The session will draw upon established theories such as Job Characteristics Theory, Job Crafting, and the Theory of Happiness to provide a practical framework for understanding and improving work environments. Participants will delve into how these proven practices can be translated into actionable strategies within their own organizations. Central to the session is an interactive component where attendees will engage in discussions and interactive surveys. These activities are designed to facilitate knowledge sharing and peer-to-peer learning, allowing participants to exchange experiences, best practices, and innovative approaches to enhancing employee and volunteer happiness. Participants will also evaluate and redesign a job position within their organization. This practical exercise aims to empower attendees with the skills and tools necessary to implement effective changes that promote positive and productive work environment. A worksheet will be provided to assist with the evaluation of all positions and to encourage discussions with boards and organizational leadership.
Throughout the session, the facilitators will guide discussions and provide expertise to ensure meaningful exploration and learning. Attendees will leave with a deeper understanding of how organizational practices, leadership styles, and ethical considerations influence workplace dynamics. They will also acquire practical resources and strategies to initiate positive changes within their organizational contexts.
Participants will be able to:
- Gain familiarity with researched theories (e.g., Job Characteristics Theory, Job Crafting Theory, Theory of Happiness) and their application in improving work environments.
- Learn actionable strategies derived from practical frameworks to enhance employee and volunteer satisfaction and productivity in nonprofit organizations.
- Participate in discussions and interactive surveys to share insights and experiences related to fostering positive work environments.
- Engage in a hands-on workshop to evaluate and redesign a job position using the frameworks discussed.
- Develop skills to apply job happiness concepts in the context of your own organization.

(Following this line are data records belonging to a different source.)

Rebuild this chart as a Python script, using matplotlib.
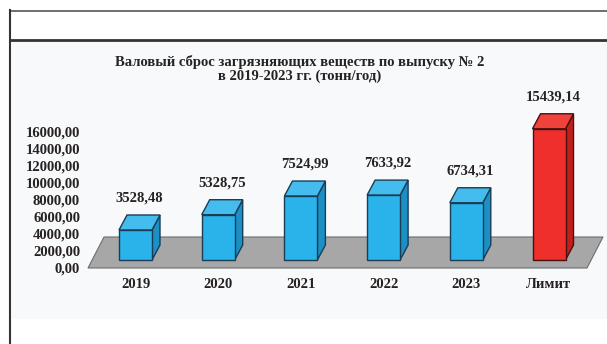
import numpy as np
import matplotlib
matplotlib.use("Agg")
import matplotlib.pyplot as plt
from matplotlib.patches import Polygon, Rectangle
from matplotlib.lines import Line2D
from matplotlib.transforms import ScaledTranslation

# ---- data ----
categories = ["2019", "2020", "2021", "2022", "2023", "Лимит"]
values = [3528.48, 5328.75, 7524.99, 7633.92, 6734.31, 15439.14]
ytick_values = [0, 2000, 4000, 6000, 8000, 10000, 12000, 14000, 16000]
title = "Валовый сброс загрязняющих веществ по выпуску № 2\nв 2019-2023 гг. (тонн/год)"

# ---- look ----
W, H, DPI = 607, 344, 100
PX_PER_CAT = 82.7        # pixels between neighbouring bars
PX_PER_1000 = 8.5        # pixels per 1000 t/yr
FONT = "Liberation Serif"
TXT = dict(family=FONT, fontsize=10.5, fontweight="bold", color="#262222")

face_colors = {"blue": ("#29b3ea", "#44bdee", "#1c8fc4", "#1b3c55"),
               "red": ("#ee2f2b", "#f0423a", "#c11f1c", "#4a1010")}
bar_styles = ["blue"] * 5 + ["red"]


def px_x(p):
    return p / PX_PER_CAT


def px_y(p):
    return p * 1000.0 / PX_PER_1000


fig = plt.figure(figsize=(W / DPI, H / DPI), dpi=DPI)
fig.patch.set_facecolor("white")

# frame around the block and the light panel under the chart
fig.add_artist(Rectangle((12 / W, 1 - 319 / H), 1, (319 - 41) / H,
                         transform=fig.transFigure, facecolor="#f8f9fb",
                         edgecolor="none", zorder=0))
fig.add_artist(Line2D([10 / W, 1], [1 - 10.5 / H] * 2, transform=fig.transFigure,
                      color="#555555", lw=1.2))
fig.add_artist(Line2D([10 / W, 1], [1 - 40 / H] * 2, transform=fig.transFigure,
                      color="#333333", lw=2.0))
fig.add_artist(Line2D([10 / W] * 2, [0, 1 - 10 / H], transform=fig.transFigure,
                      color="#333333", lw=1.5))

ax_left, base_px = 86, 84
ax = fig.add_axes([ax_left / W, 0, 1 - ax_left / W, 1])
ax.patch.set_visible(False)
x0_px = 135.5
ax.set_xlim(px_x(ax_left - x0_px), px_x(W - x0_px))
ax.set_ylim(-px_y(base_px), px_y(H - base_px))
for s in ax.spines.values():
    s.set_visible(False)
ax.set_xticks([])

x = np.arange(len(categories))
bw = px_x(33)
ddx, ddy = px_x(8), px_y(15)

# floor
fx0, fx1 = x[0] - px_x(47.5), x[-1] + px_x(38)
fy0, fy1 = -px_y(8), px_y(23)
fsh = px_x(16)
ax.add_patch(Polygon([(fx0, fy0), (fx1, fy0), (fx1 + fsh, fy1), (fx0 + fsh, fy1)],
                     closed=True, facecolor="#a7a7a7", edgecolor="#6d6d6d",
                     lw=0.8, zorder=1))

# pseudo 3d bars
for xi, v, st in zip(x, values, bar_styles):
    front, top, side, edge = face_colors[st]
    l, r = xi - bw / 2, xi + bw / 2
    ax.add_patch(Polygon([(r, 0), (r + ddx, ddy), (r + ddx, v + ddy), (r, v)],
                         closed=True, facecolor=side, edgecolor=edge, lw=1.0, zorder=2))
    ax.add_patch(Polygon([(l, v), (r, v), (r + ddx, v + ddy), (l + ddx, v + ddy)],
                         closed=True, facecolor=top, edgecolor=edge, lw=1.0, zorder=2))
    ax.add_patch(Rectangle((l, 0), bw, v, facecolor=front, edgecolor=edge,
                           lw=1.0, zorder=3))
    ax.annotate(f"{v:.2f}".replace(".", ","), xy=(xi + ddx / 2, v + ddy),
                xytext=(0, 17 * 72 / DPI), textcoords="offset points",
                ha="center", va="center", **TXT)
    ax.annotate(categories[xi], xy=(xi, 0), xytext=(0, -24 * 72 / DPI),
                textcoords="offset points", ha="center", va="center", **TXT)

# value axis
ax.set_yticks(ytick_values)
ax.set_yticklabels([f"{t:.2f}".replace(".", ",") for t in ytick_values], **TXT)
ax.tick_params(axis="y", length=0, pad=6 * 72 / DPI)
shift = ScaledTranslation(0, -8 / DPI, fig.dpi_scale_trans)
for lab in ax.get_yticklabels():
    lab.set_transform(lab.get_transform() + shift)

fig.text(300 / W, 1 - 69 / H, title, ha="center", va="center",
         linespacing=1.1, **TXT)

fig.savefig("out.png", dpi=DPI)
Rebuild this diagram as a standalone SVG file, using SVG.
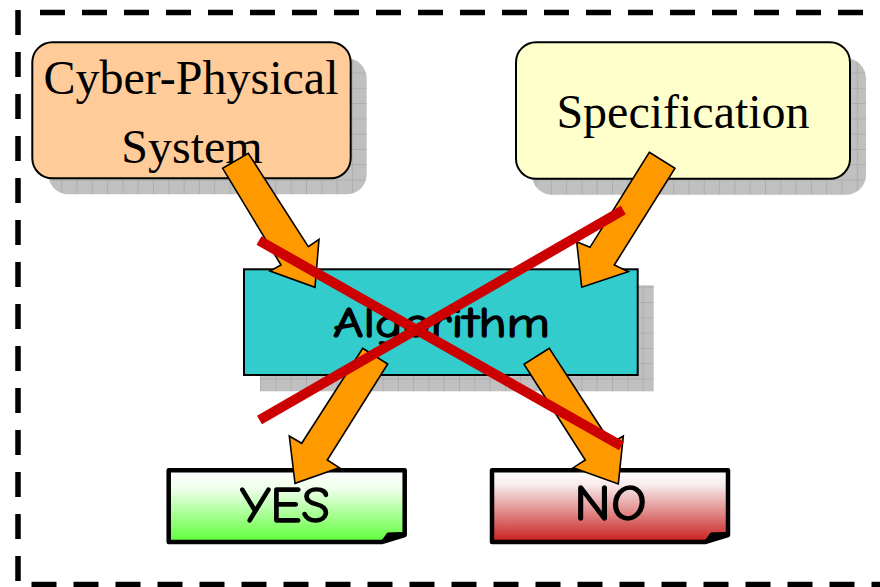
<svg xmlns="http://www.w3.org/2000/svg" width="880" height="587" viewBox="0 0 880 587">
  <style>
    .frame { fill: none; stroke: #000; stroke-width: 5.5; stroke-dasharray: 25 17; }
    .shadow { fill: url(#grid); }
    .box { stroke: #000; stroke-width: 2; }
    .serif { font-family: "Liberation Serif", "Times New Roman", serif; font-size: 48px; fill: #000; text-anchor: middle; }
    .hand { font-family: "Comic Sans MS", "Comic Neue", "Noto Sans", sans-serif; fill: #000; stroke: #000; stroke-width: 1.4; stroke-linejoin: round; text-anchor: middle; }
    .result { stroke: #000; stroke-width: 4.5; stroke-linejoin: round; }
    .fold { fill: #000; stroke: #000; stroke-width: 1; stroke-linejoin: round; }
    .arrow { fill: #FF9900; stroke: #000; stroke-width: 1.6; stroke-linejoin: miter; }
    .cross { stroke: #CC0000; stroke-width: 10; stroke-linecap: butt; }
  </style>
  <defs>
    <pattern id="grid" patternUnits="userSpaceOnUse" x="0" y="-4" width="15.3" height="15.3">
      <rect width="15.3" height="15.3" fill="#C0C0C0"/>
      <path d="M0,0 H15.3 M0,0 V15.3" stroke="#9C9C9C" stroke-width="1" fill="none"/>
    </pattern>
    <linearGradient id="gYes" x1="0" y1="0" x2="0" y2="1">
      <stop offset="0" stop-color="#FFFFFF"/>
      <stop offset="0.25" stop-color="#F0FFEC"/>
      <stop offset="1" stop-color="#5CFF38"/>
    </linearGradient>
    <linearGradient id="gNo" x1="0" y1="0" x2="0" y2="1">
      <stop offset="0" stop-color="#FFFFFF"/>
      <stop offset="0.2" stop-color="#F8ECEC"/>
      <stop offset="1" stop-color="#C81E1E"/>
    </linearGradient>
  </defs>

  <!-- dashed frame (open on the right) -->
  <g id="frame">
    <line class="frame" x1="18" y1="10" x2="18" y2="587"/>
    <line class="frame" x1="40" y1="12.5" x2="890" y2="12.5"/>
    <line class="frame" x1="31.5" y1="584.5" x2="890" y2="584.5"/>
  </g>

  <g id="cps">
    <rect class="shadow" x="48.3" y="58.3" width="318.4" height="136" rx="20"/>
    <rect class="box" x="32.3" y="42.3" width="318.4" height="136" rx="20" fill="#FFCC99"/>
    <text class="serif" x="191" y="94.3">Cyber-Physical</text>
    <text class="serif" x="192" y="163.3">System</text>
  </g>

  <g id="spec">
    <rect class="shadow" x="532" y="58.3" width="334" height="136.5" rx="20"/>
    <rect class="box" x="516" y="42.3" width="334" height="136.5" rx="20" fill="#FFFFCC"/>
    <text class="serif" x="683" y="128.3">Specification</text>
  </g>

  <g id="algorithm">
    <rect class="shadow" x="260" y="285.3" width="393.7" height="106"/>
    <rect class="box" x="244" y="269.3" width="393.7" height="105.7" fill="#33CCCC"/>
    <text class="hand" x="441.5" y="337" font-size="43" textLength="217" lengthAdjust="spacingAndGlyphs">Algorithm</text>
  </g>

  <g id="yes">
    <path class="result" fill="url(#gYes)" d="M168.7,470.3 H404.7 V535 L381.7,542 H168.7 Z"/>
    <path class="fold" d="M381.7,541 L387.5,533 L404,532.5 L404.7,535 Z"/>
    <text class="hand" x="285" y="521.7" font-size="50" textLength="90" lengthAdjust="spacingAndGlyphs">YES</text>
  </g>

  <g id="no">
    <path class="result" fill="url(#gNo)" d="M492,470.3 H728 V535 L705,542 H492 Z"/>
    <path class="fold" d="M705,541 L710.8,533 L727.3,532.5 L728,535 Z"/>
    <text class="hand" x="610.5" y="520" font-size="50" textLength="72.4" lengthAdjust="spacingAndGlyphs">NO</text>
  </g>

  <!-- block arrows between the nodes -->
  <g id="connectors">
    <polygon class="arrow" points="222.7,168.3 248.3,153.3 308.3,246.7 319,239.3 315,287.3 270,271 281,265"/>
    <polygon class="arrow" points="649.3,152.3 675,168.3 614.3,265 628.3,271.7 581.7,287.3 576.7,241.7 590,247.3"/>
    <polygon class="arrow" points="362.7,348.3 387.7,364 327.3,460 339.3,467.7 295,483.3 289.3,436 301.7,443.3"/>
    <polygon class="arrow" points="549.3,348.3 524,364.3 585.3,460 573.3,467.7 618.3,484 623.3,436 611,443.3"/>
  </g>

  <!-- red cross over the whole scheme -->
  <g id="cross">
    <line class="cross" x1="259" y1="240.5" x2="621.5" y2="446"/>
    <line class="cross" x1="623.3" y1="210" x2="259.5" y2="420"/>
  </g>
</svg>
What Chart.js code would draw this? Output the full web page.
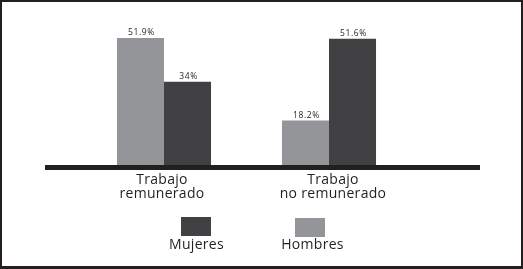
<!DOCTYPE html>
<html>
<head>
<meta charset="utf-8">
<script src="https://cdn.jsdelivr.net/npm/chart.js@4/dist/chart.umd.min.js"></script>
<style>
  html, body { margin: 0; padding: 0; background: #fff; }
  #frame {
    width: 523px; height: 269px; box-sizing: border-box;
    border: 2px solid #231f20; border-bottom-width: 3px;
    position: relative; background: #fff;
  }
  #chart { display: block; }
</style>
</head>
<body>
<div id="frame"><canvas id="chart" width="519" height="264"></canvas></div>
<script>
var categories = [["Trabajo", "remunerado"], ["Trabajo", "no remunerado"]];
var hombres = [51.9, 18.2];
var mujeres = [34, 51.6];
var valueLabels = {
  hombres: ["51.9%", "18.2%"],
  mujeres: ["34%", "51.6%"]
};

var GRAY = "#939598";
var DARK = "#414042";
var INK = "#231f20";

// axis bar, category labels, value labels and the boxed legend underneath
var decorations = {
  id: "decorations",
  afterDatasetsDraw: function (chart) {
    var ctx = chart.ctx;
    var area = chart.chartArea;
    var x = chart.scales.x;
    var y = chart.scales.y;
    var base = y.getPixelForValue(0);

    ctx.save();
    ctx.fillStyle = INK;
    ctx.fillRect(area.left - 36.5, base, area.right - area.left + 105, 5);

    // value labels
    ctx.font = "8.5px 'Open Sans'";
    ctx.letterSpacing = "0.6px";
    ctx.textAlign = "center";
    ctx.textBaseline = "alphabetic";
    var keys = ["hombres", "mujeres"];
    chart.data.datasets.forEach(function (ds, di) {
      var meta = chart.getDatasetMeta(di);
      meta.data.forEach(function (bar, i) {
        ctx.fillText(valueLabels[keys[di]][i], bar.x + 1, bar.y - 3);
      });
    });

    // category labels
    ctx.font = "14px 'Open Sans'";
    ctx.letterSpacing = "0.3px";
    categories.forEach(function (lines, i) {
      var cx = x.getPixelForValue(i) + (i === 1 ? 4 : -2);
      lines.forEach(function (line, li) {
        ctx.fillText(line, cx, base + 19 + li * 14);
      });
    });

    // legend (Mujeres first)
    var items = [
      { text: "Mujeres", color: DARK, bx: 179, by: 215, tx: 194.5 },
      { text: "Hombres", color: GRAY, bx: 293, by: 216, tx: 310.5 }
    ];
    items.forEach(function (it) {
      ctx.fillStyle = it.color;
      ctx.fillRect(it.bx, it.by, 30, 19);
      ctx.fillStyle = INK;
      ctx.fillText(it.text, it.tx, 247);
    });
    ctx.restore();
  }
};

new Chart(document.getElementById("chart"), {
  type: "bar",
  data: {
    labels: categories,
    datasets: [
      { label: "Hombres", data: hombres, backgroundColor: GRAY, borderWidth: 0 },
      { label: "Mujeres", data: mujeres, backgroundColor: DARK, borderWidth: 0 }
    ]
  },
  options: {
    responsive: false,
    animation: false,
    events: [],
    layout: { padding: { left: 79.5, right: 109.5, top: 16.3, bottom: 101 } },
    categoryPercentage: 0.57,
    barPercentage: 1.0,
    plugins: { legend: { display: false }, tooltip: { enabled: false } },
    scales: {
      x: { display: false },
      y: { display: false, min: 0, max: 60 }
    }
  },
  plugins: [decorations]
});
</script>
</body>
</html>
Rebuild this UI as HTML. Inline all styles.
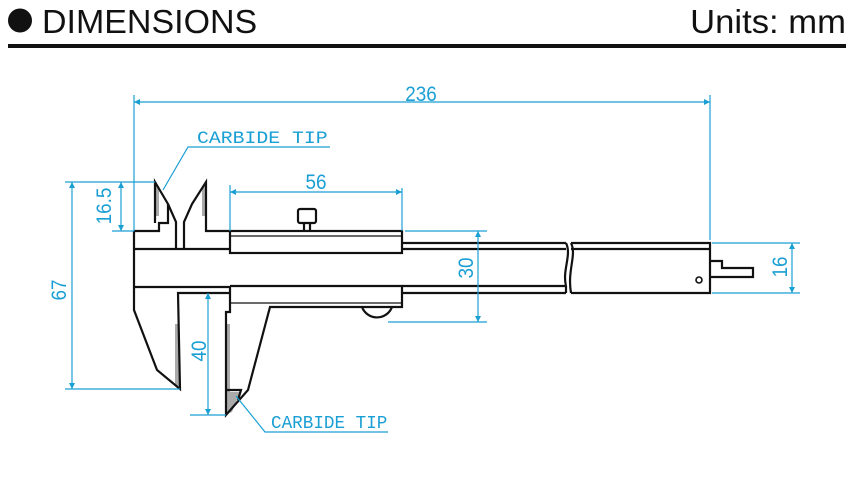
<!DOCTYPE html>
<html><head><meta charset="utf-8"><style>
html,body{margin:0;padding:0;background:#fff;}
svg{display:block;}
</style></head><body>
<svg width="854" height="478" viewBox="0 0 854 478" xmlns="http://www.w3.org/2000/svg">
<defs>
<marker id="a" viewBox="0 0 10 10" refX="10" refY="5" markerWidth="9" markerHeight="6" orient="auto-start-reverse" markerUnits="userSpaceOnUse"><path d="M0,0L10,5L0,10z" fill="#1a9fd4"/></marker>
</defs>
<circle cx="20" cy="20.5" r="12" fill="#111"/>
<text x="42" y="33" font-family="Liberation Sans, sans-serif" font-size="33" fill="#111" transform="translate(42 0) scale(1.03 1) translate(-42 0)">DIMENSIONS</text>
<text x="846" y="33" text-anchor="end" font-family="Liberation Sans, sans-serif" font-size="33" fill="#111" transform="translate(846 0) scale(1.05 1) translate(-846 0)">Units: mm</text>
<rect x="8" y="44" width="838" height="4" fill="#111"/>

<g fill="#aaa">
<rect x="155" y="186" width="4" height="30"/>
<rect x="202" y="186" width="4" height="30"/>
<rect x="175" y="324" width="4" height="62"/>
<rect x="226" y="324" width="4" height="70"/>
<polygon points="227,392 240,392 232,412 227,414"/>
</g>

<g fill="none" stroke="#111" stroke-width="2.2" stroke-linejoin="miter">
<path d="M134,231 L134,310 L157,370 L180,389 L178,293 L230,293"/>
<path d="M134,231 L159,231 L159,223 L168,223 L168,204 L155,182 L155,223"/>
<path d="M168,204 L176,222 L176,249"/>
<path d="M134,249 L230,249"/>
<path d="M134,287 L230,287"/>
<path d="M184,249 L184,222 L192,204 L206,182 L206,231 L230,231"/>
<rect x="230" y="231" width="172" height="22"/>
<line x1="230" y1="236" x2="402" y2="236" stroke-width="1.2"/>
<path d="M402,243 L566,243 M402,249 L566,249"/>
<path d="M402,286 L566,286 M402,293 L566,293"/>
<path d="M566,243 C572,255 562,270 566,286 M571,243 C577,255 567,270 571,293"/>
<path d="M571,243 L710,243 L710,293 L571,293 M571,249 L710,249 M566,293 L566,286"/>
<path d="M230,286 L402,286 L402,307 L270,307 L248,390 L226,415 L226,312 L230,312 L230,286"/>
<line x1="230" y1="303" x2="402" y2="303" stroke-width="1.2"/>
<path d="M226,390 L241,390 L238,400"/>
<rect x="298" y="209" width="18" height="14" rx="2"/>
<path d="M304,223 L304,231 M310,223 L310,231"/>
<path d="M362,307 A16,16 0 0 0 392,307"/>
<path d="M710,261 L722,261 L722,268 L753,268 L753,277 L710,277"/>
<circle cx="699" cy="280" r="3" stroke-width="1.6"/>
</g>

<g stroke="#1a9fd4" stroke-width="1.2" fill="none">
<path d="M134,95 L134,231 M710,95 L710,240"/>
<line x1="134" y1="102" x2="710" y2="102" marker-start="url(#a)" marker-end="url(#a)"/>
<path d="M230,185 L230,231 M402,188 L402,231"/>
<line x1="230" y1="192" x2="402" y2="192" marker-start="url(#a)" marker-end="url(#a)"/>
<path d="M112,182 L155,182 M112,231 L134,231"/>
<line x1="121" y1="182" x2="121" y2="231" marker-start="url(#a)" marker-end="url(#a)"/>
<path d="M65,182 L112,182 M65,389 L180,389"/>
<line x1="72" y1="182" x2="72" y2="389" marker-start="url(#a)" marker-end="url(#a)"/>
<path d="M190,415 L226,415"/>
<line x1="208" y1="293" x2="208" y2="415" marker-start="url(#a)" marker-end="url(#a)"/>
<path d="M405,231 L487,231 M388,322 L487,322"/>
<line x1="478" y1="231" x2="478" y2="322" marker-start="url(#a)" marker-end="url(#a)"/>
<path d="M712,243 L800,243 M712,293 L800,293"/>
<line x1="792" y1="243" x2="792" y2="293" marker-start="url(#a)" marker-end="url(#a)"/>
<path d="M330,147 L188,147 L163,190"/>
<path d="M388,432 L265,432 L236,396"/>
</g>
<g fill="#1a9fd4" font-family="Liberation Sans, sans-serif" font-size="21">
<text x="421" y="101" text-anchor="middle" transform="translate(421 0) scale(0.9 1) translate(-421 0)">236</text>
<text x="316" y="189" text-anchor="middle" transform="translate(316 0) scale(0.9 1) translate(-316 0)">56</text>
<text transform="translate(111 206) rotate(-90) scale(0.9 1)" text-anchor="middle">16.5</text>
<text transform="translate(66 290) rotate(-90) scale(0.9 1)" text-anchor="middle">67</text>
<text transform="translate(206 351) rotate(-90) scale(0.9 1)" text-anchor="middle">40</text>
<text transform="translate(473 268) rotate(-90) scale(0.9 1)" text-anchor="middle">30</text>
<text transform="translate(787 267) rotate(-90) scale(0.9 1)" text-anchor="middle">16</text>
<text x="197" y="143" font-family="Liberation Mono, monospace" font-size="18" transform="translate(197 0) scale(1.1 1) translate(-197 0)">CARBIDE TIP</text>
<text x="271" y="428" font-family="Liberation Mono, monospace" font-size="18" transform="translate(271 0) scale(0.98 1) translate(-271 0)">CARBIDE TIP</text>
</g>
</svg>
</body></html>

Building an Active network of Advocates
Elise Woodworth, President
Woodworth Enterprises
Having people engaged in a nonprofits mission brings with it many benefits. However, people won’t care about what they don’t know about. Answering the call for more engaged volunteers, more enthusiastic donors, and more committed staff is within the reach of any inspired nonprofit. Getting there is a journey. We’ll start with inspiration, the fuel behind a mission, and follow it all the way to Mission Success! In this session, we will dive deeper into how to build an active network of advocates, transform inspiration into mission success, and develop a plan to retain interest and involvement.